You may know a bit about lightning rods. They were invented by Benjamin Franklin…they protect structures…but do you know what lightning rods do? Do you know if you have one on your home? These are reasonable things to know, especially if you live on the Southeast coast, which is much more prone to lightning strikes than the rest of the United States according to the National Lightning Detection Network (NLDN).
This post has a bit of everything about lightning rods, from how Ben Franklin proved that lightning was electricity to whether or not you should have a lightning rod installed in your home. It turns out lightning rods still exist and are effective, but many homes do not have them.
History of the Lightning Rod
Ben Franklin was curious about just about everything, and he was very intrigued by lightning. He was not the first scientist to note that lightning looked and acted a lot like electricity, but he was the first to prove it. This is the kite experiment with which many people are familiar.

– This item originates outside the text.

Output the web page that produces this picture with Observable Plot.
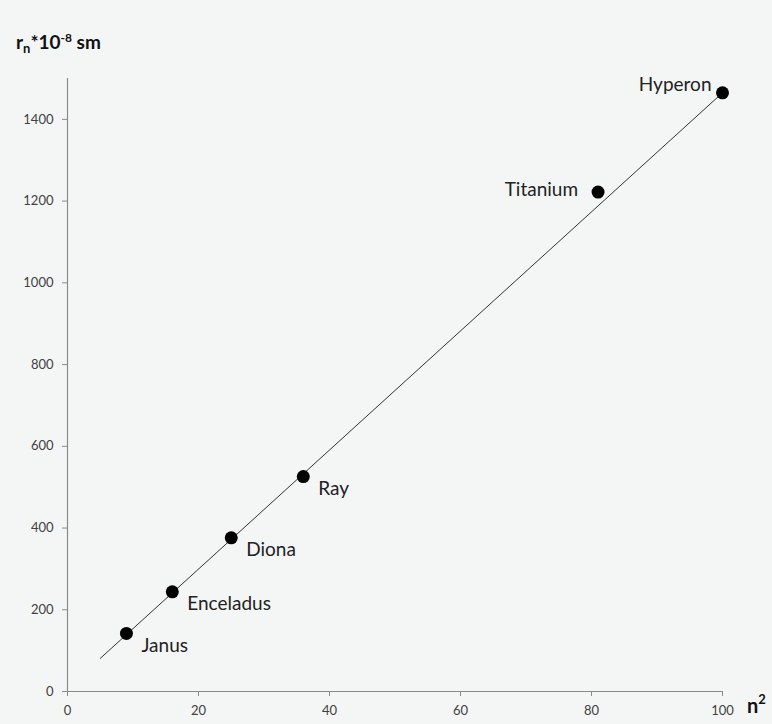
<!DOCTYPE html>
<html>
<head>
<meta charset="utf-8">
<script src="https://cdn.jsdelivr.net/npm/d3@7"></script>
<script src="https://cdn.jsdelivr.net/npm/@observablehq/plot@0.6"></script>
<style>
  html, body { margin: 0; padding: 0; background: #ffffff; }
  #chart { position: relative; width: 772px; height: 724px; }
  svg { display: block; }
</style>
</head>
<body>
<div id="chart"></div>
<script>
// Data
const moons = ["Janus", "Enceladus", "Diona", "Ray", "Titanium", "Hyperon"];
const nSquared = [9, 16, 25, 36, 81, 100];
const radius = [142, 244, 376, 526, 1222, 1465];
// Fitted line end points (n², r)
const fitX = [5, 100];
const fitY = [81, 1465];
const xTicks = [0, 20, 40, 60, 80, 100];
const yTicks = [0, 200, 400, 600, 800, 1000, 1200, 1400];

const points = moons.map((name, i) => ({name, x: nSquared[i], y: radius[i]}));
const fit = fitX.map((x, i) => ({x, y: fitY[i]}));

const font = "Lato, 'Open Sans', sans-serif";
const axisColor = "#8a8a8a";

const plot = Plot.plot({
  width: 772,
  height: 724,
  marginLeft: 67,
  marginRight: 50,
  marginTop: 78,
  marginBottom: 33,
  style: {background: "#f4f6f6", fontFamily: font},
  x: {domain: [0, 100]},
  y: {domain: [0, 1500]},
  marks: [
    Plot.ruleX([0], {y1: 0, y2: 1500, stroke: axisColor, strokeWidth: 1.2}),
    Plot.ruleY([0], {x1: 0, x2: 100, stroke: axisColor, strokeWidth: 1.2}),
    Plot.axisY(yTicks, {tickSize: 5, tickPadding: 9, tickFormat: "d", stroke: axisColor, fill: "#404040", fontSize: 13, label: null}),
    Plot.axisX(xTicks, {tickSize: 5, tickPadding: 9, tickFormat: "d", stroke: axisColor, fill: "#404040", fontSize: 13, label: null}),
    Plot.line(fit, {x: "x", y: "y", stroke: "#333", strokeWidth: 1}),
    Plot.dot(points, {x: "x", y: "y", r: 6.5, fill: "#000"}),
    Plot.text(points.filter(d => d.x < 50), {x: "x", y: "y", text: "name", textAnchor: "start", dx: 15, dy: 12, fontSize: 19, fill: "#222"}),
    Plot.text(points.filter(d => d.name === "Titanium"), {x: "x", y: "y", text: "name", textAnchor: "end", dx: -20, dy: -2, fontSize: 19, fill: "#222"}),
    Plot.text(points.filter(d => d.name === "Hyperon"), {x: "x", y: "y", text: "name", textAnchor: "end", dx: -11, dy: -8, fontSize: 19, fill: "#222"})
  ]
});

document.getElementById("chart").appendChild(plot);

// Axis titles with sub/superscripts
const svg = d3.select(plot);
const t1 = svg.append("text")
  .attr("x", 16).attr("y", 49).attr("text-anchor", "start")
  .attr("font-family", font).attr("font-weight", "bold").attr("font-size", 19).attr("fill", "#111");
t1.append("tspan").text("r");
t1.append("tspan").attr("dy", 4).attr("font-size", 13).text("n");
t1.append("tspan").attr("dy", -4).text("*10");
t1.append("tspan").attr("dy", -7).attr("font-size", 12).text("-8");
t1.append("tspan").attr("dy", 7).text(" sm");

const t2 = svg.append("text")
  .attr("x", 747).attr("y", 713).attr("text-anchor", "start")
  .attr("font-family", font).attr("font-weight", "bold").attr("font-size", 20).attr("fill", "#111");
t2.append("tspan").text("n");
t2.append("tspan").attr("dy", -9).attr("font-size", 13).text("2");
</script>
</body>
</html>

Patience was not Franklin’s strong point, and he couldn’t wait for a church steeple to be finished in order to attract electricity. So, he decided a kite was a better alternative to reach a lightning storm. He tied a key to the kite and insulated his string-holding hand (somewhat). When the kite was in the storm, the key attracted an electrical charge, Franklin could feel the signs of electricity, and his hypothesis was confirmed. Lightning was electricity.

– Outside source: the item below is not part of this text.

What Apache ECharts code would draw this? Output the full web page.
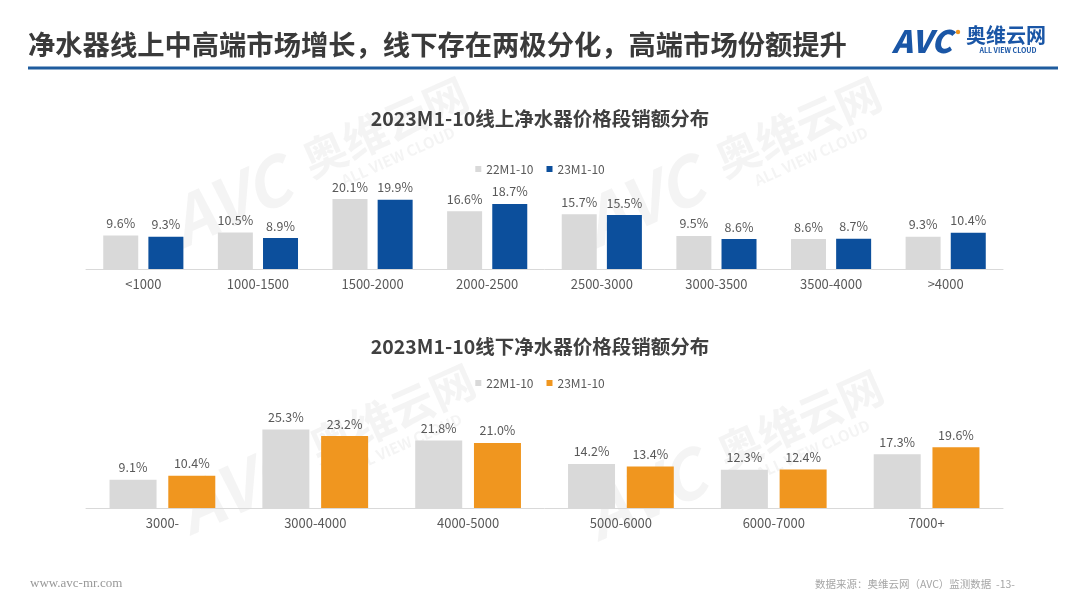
<!DOCTYPE html>
<html><head><meta charset="utf-8">
<script src="https://cdn.jsdelivr.net/npm/echarts@6/dist/echarts.min.js"></script>
<style>html,body{margin:0;padding:0;background:#fff}#c{width:1080px;height:608px}</style>
</head><body><div id="c"></div><script>
const onlineCategories = ['<1000','1000-1500','1500-2000','2000-2500','2500-3000','3000-3500','3500-4000','>4000'];
const online22 = [9.6,10.5,20.1,16.6,15.7,9.5,8.6,9.3];
const online23 = [9.3,8.9,19.9,18.7,15.5,8.6,8.7,10.4];
const offlineCategories = ['3000-','3000-4000','4000-5000','5000-6000','6000-7000','7000+'];
const offline22 = [9.1,25.3,21.8,14.2,12.3,17.3];
const offline23 = [10.4,23.2,21.0,13.4,12.4,19.6];
const seriesNames = ['22M1-10','23M1-10'];
const mainTitle = '净水器线上中高端市场增长，线下存在两极分化，高端市场份额提升';
const onlineTitle = '2023M1-10线上净水器价格段销额分布';
const offlineTitle = '2023M1-10线下净水器价格段销额分布';

const FONT = '"Noto Sans CJK SC", "Noto Sans", sans-serif';
const GRAY = '#d9d9d9', BLUE = '#0c4f9c', ORANGE = '#f0961f';
const chart = echarts.init(document.getElementById('c'));

function wm(x, y) {
  const c = 'rgba(110,110,110,0.075)';
  return {
    type: 'group', x: x, y: y, rotation: 0.42, silent: true,
    children: [
      {type:'text', x:0, y:0, style:{text:'奥维云网', fill:c, font:'bold 44px ' + FONT, textAlign:'center', textVerticalAlign:'middle'}},
      {type:'text', x:0, y:32, style:{text:'ALL VIEW CLOUD', fill:c, font:'bold 15px ' + FONT, textAlign:'center', textVerticalAlign:'middle'}},
      {type:'text', x:-172, y:4, style:{text:'AVC', fill:c, font:'italic bold 66px ' + FONT, textAlign:'center', textVerticalAlign:'middle'}}
    ]
  };
}

const labelStyle = {show:true, position:'top', distance:6, color:'#595959', fontSize:12.5, fontFamily:FONT,
  formatter: p => p.value.toFixed(1) + '%'};

chart.setOption({
  animation: false,
  backgroundColor: '#fff',
  title: [
    {text: onlineTitle, left: 'center', top: 104, textStyle:{fontSize:19.5, fontWeight:'bold', color:'#404040', fontFamily:FONT}},
    {text: offlineTitle, left: 'center', top: 332, textStyle:{fontSize:19.5, fontWeight:'bold', color:'#404040', fontFamily:FONT}}
  ],
  legend: [
    {left:'center', top:158, itemWidth:6, itemHeight:6, itemGap:13, icon:'rect',
     textStyle:{color:'#595959', fontSize:12, fontFamily:FONT},
     data:[{name:seriesNames[0], itemStyle:{color:GRAY}}, {name:seriesNames[1], itemStyle:{color:BLUE}}]},
    {left:'center', top:372, itemWidth:6, itemHeight:6, itemGap:13, icon:'rect',
     textStyle:{color:'#595959', fontSize:12, fontFamily:FONT},
     data:[{name:seriesNames[0], itemStyle:{color:GRAY}}, {name:seriesNames[1], itemStyle:{color:ORANGE}}]}
  ],
  grid: [
    {left:86, right:77, top:182, height:87},
    {left:86, right:77, top:415, height:93}
  ],
  xAxis: [
    {type:'category', gridIndex:0, data:onlineCategories,
     axisLine:{lineStyle:{color:'#d9d9d9'}}, axisTick:{show:false},
     axisLabel:{interval:0, color:'#595959', fontSize:13, fontFamily:FONT, margin:9}},
    {type:'category', gridIndex:1, data:offlineCategories,
     axisLine:{lineStyle:{color:'#d9d9d9'}}, axisTick:{show:false},
     axisLabel:{interval:0, color:'#595959', fontSize:13, fontFamily:FONT, margin:9}}
  ],
  yAxis: [
    {type:'value', gridIndex:0, min:0, max:25, show:false, splitLine:{show:false}},
    {type:'value', gridIndex:1, min:0, max:30, show:false, splitLine:{show:false}}
  ],
  series: [
    {type:'bar', name:seriesNames[0], xAxisIndex:0, yAxisIndex:0, data:online22, barWidth:35, barGap:'29%', itemStyle:{color:GRAY}, label:labelStyle},
    {type:'bar', name:seriesNames[1], xAxisIndex:0, yAxisIndex:0, data:online23, barWidth:35, barGap:'29%', itemStyle:{color:BLUE}, label:labelStyle},
    {type:'bar', name:seriesNames[0], xAxisIndex:1, yAxisIndex:1, data:offline22, barWidth:47, barGap:'25%', itemStyle:{color:GRAY}, label:labelStyle},
    {type:'bar', name:seriesNames[1], xAxisIndex:1, yAxisIndex:1, data:offline23, barWidth:47, barGap:'25%', itemStyle:{color:ORANGE}, label:labelStyle}
  ],
  graphic: [
    wm(385, 127), wm(798, 127), wm(392, 414), wm(800, 420),
    {type:'text', x:28, y:45, style:{text:mainTitle, fill:'#3a3a3a', font:'bold 27.3px ' + FONT, textVerticalAlign:'middle'}},
    {type:'rect', shape:{x:28, y:66.5, width:1030, height:3}, style:{fill:'#1f5c9e'}},
    {type:'text', x:892, y:41, style:{text:'AVC', fill:'#1a56a6', font:'italic 900 31px ' + FONT, textVerticalAlign:'middle'}},
    {type:'circle', shape:{cx:958, cy:32, r:2.2}, style:{fill:'#f0961f'}},
    {type:'text', x:1006, y:35, style:{text:'奥维云网', fill:'#1a56a6', font:'bold 20px ' + FONT, textAlign:'center', textVerticalAlign:'middle'}},
    {type:'text', x:1008, y:50, style:{text:'ALL VIEW CLOUD', fill:'#1a56a6', font:'bold 7px ' + FONT, textAlign:'center', textVerticalAlign:'middle'}},
    {type:'text', x:30, y:584, style:{text:'www.avc-mr.com', fill:'#999', font:'13px "Liberation Serif", "DejaVu Serif", serif', textVerticalAlign:'middle'}},
    {type:'text', x:1015, y:584, style:{text:'数据来源：奥维云网（AVC）监测数据  -13-', fill:'#a6a6a6', font:'10.5px ' + FONT, textAlign:'right', textVerticalAlign:'middle'}}
  ]
});
</script></body></html>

He later found that electricity travelling through blunt conductors had a crack or a snap, and pointed conductors were silent. This led him to believe that putting sharp points (lightning rods) at the top of buildings would minimize the effect of the electric lightning trying to reach the ground. Of course, that meant the rod would have to be grounded.
There is much more to Ben Franklin and the lightning rod then we have time to cover here, but if you are interested in more, please see the Physics Today article located here.

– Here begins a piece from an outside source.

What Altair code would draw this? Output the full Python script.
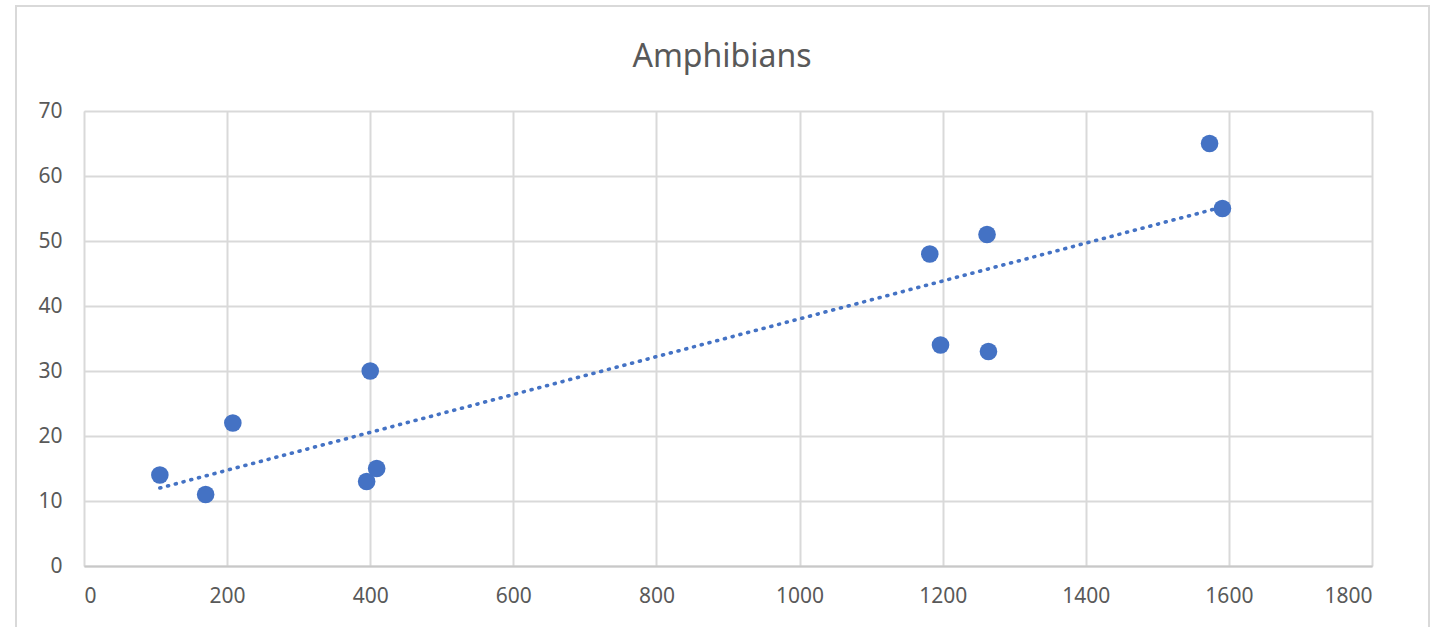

Lightning Rods and Grounding
Lightning, or electricity, is searching for the quickest route to the ground. If it does not have an easy route, it may strike anywhere and seeks out things that are tall to find the fastest route to the ground.
Why does this happen with lightning? During a lightning storm, there is an imbalance between the charge of the sky and the charge of the ground, so electricity is attracted to that imbalance (or rather lightning is a result of that attraction)…kind of like a battery. If lightning strikes something that is not a good conductor of electricity, it heats up and causes a fire. That is why a grounded lightning rod works…it provides a path of least resistance for electricity to travel to the Earth without damaging the home…or at least reducing the damage.
Lightning rods do not attract lightning, but if lightning strikes the rod or very near the rod, it will choose to take the path of least resistance. That is why a single lightning rod may be inadequate for good protection.
Modern Lightning Rods
Lightning rods are not a thing of the past, and there are many installed on homes across the country. In fact, proper lightning protection systems have multiple lightning rods spread out across the top of the structure. You don’t see them because they aren’t the tall monstrosities that they once were. Most people won’t notice or recognize them because they are very inconspicuous.
The Lightning Protection Institute (LPI) has a certification process for lightning protection system installers, and speaking to one will allow a person to find out the specifics about how to properly protect a home.
Should You Have a Lightning Rod?
Whether or not you have a lightning protections system installed on your home is a personal choice, and it is not required by law. The effects of a lightning strike can vary from electrocution to fires to the loss of electronics. A lightning protection system is not a guarantee that lightning will not damage your home. However, it will likely mitigate the chance of any major losses.
Still, it is an investment, and if you live on the West coast in an average-height home, the risk is pretty low. Ultimately, the decision to have a lightning protections system depends on risk and worry. If you want every available protection for all natural disasters, then a lightning protection system is for you. If you live in Florida, then a lightning protection system is for you.
The chances are slim, but should lightning strike your home, a lightning protection system with multiple lightning rods is going to offer some protection. However, lightning can strike anywhere, and one lightning rod will not accomplish what a total lightning protection system will.